Residents claim that the council has committed several breaches of its own policies. While they have taken complaints to their ward councillors, their situation has not improved.
“Fire doors have been removed, hazardous materials left unsupervised and substances spilled and left overnight. There’s no regards for our health or well-being,” said one mum, who lives with her husband and two children across two bedsits. She alleges that there have been other breaches of safety regulations in respect of checks on the block’s gas supply.
“There are a lot of vulnerable people in this block. Yet there’s machinery operating here all day long, starting from eight in the morning and going through to 5pm. When we complain, they victimise and discriminate against us.
“Why is the Croydon council treating us like this? Why is our well-being and safety not paramount to them? Are we not human beings, don’t we have rights?”
According to a Fire Brigade spokesperson, “In the weeks leading up to the completion date for the enforcement notice, we will contact the responsible person for the building to receive a progress update. After the notice has expired, we will carry out a full inspection.”
The Fire Brigade could, if they become concerned that the conditions in the blocks are unsafe for people to live in, issue a prohibition notice – one stage up from the enforcement order, which would force the building owner to find alternative accommodation for the tenants – or even prosecute the council.
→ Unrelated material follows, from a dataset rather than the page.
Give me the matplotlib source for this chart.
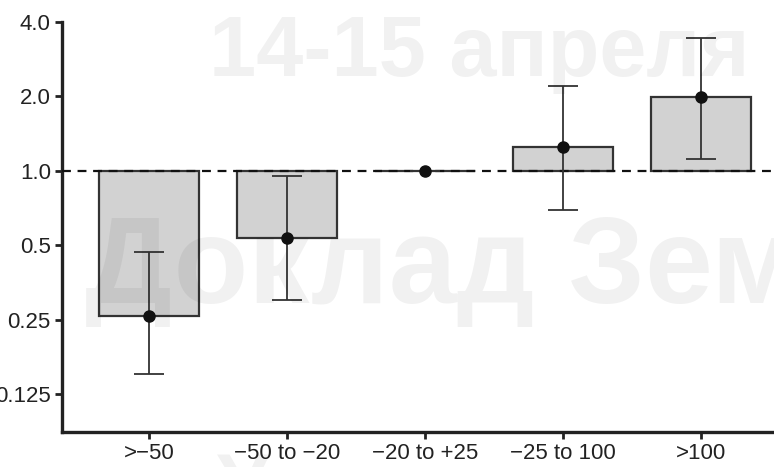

A spokesperson for Croydon Council told Inside Croydon: “We are improving fire safety measures for residents at our three temporary accommodation blocks, including new fire doors and new signage, as part of our ongoing review of fire safety in council buildings.
“London Fire Brigade says our interim safety measures, from extra night patrols to portable sprinklers, mean there is no increased fire risk to residents, whom we have kept informed throughout the process. We are working to keep disruption to a minimum and continue to update residents during these works, which are on track to meet the latest timescales and requirements set by the LFB.”
Residents to whom we have spoken, and have shown the council’s statement, say that it is simply not true.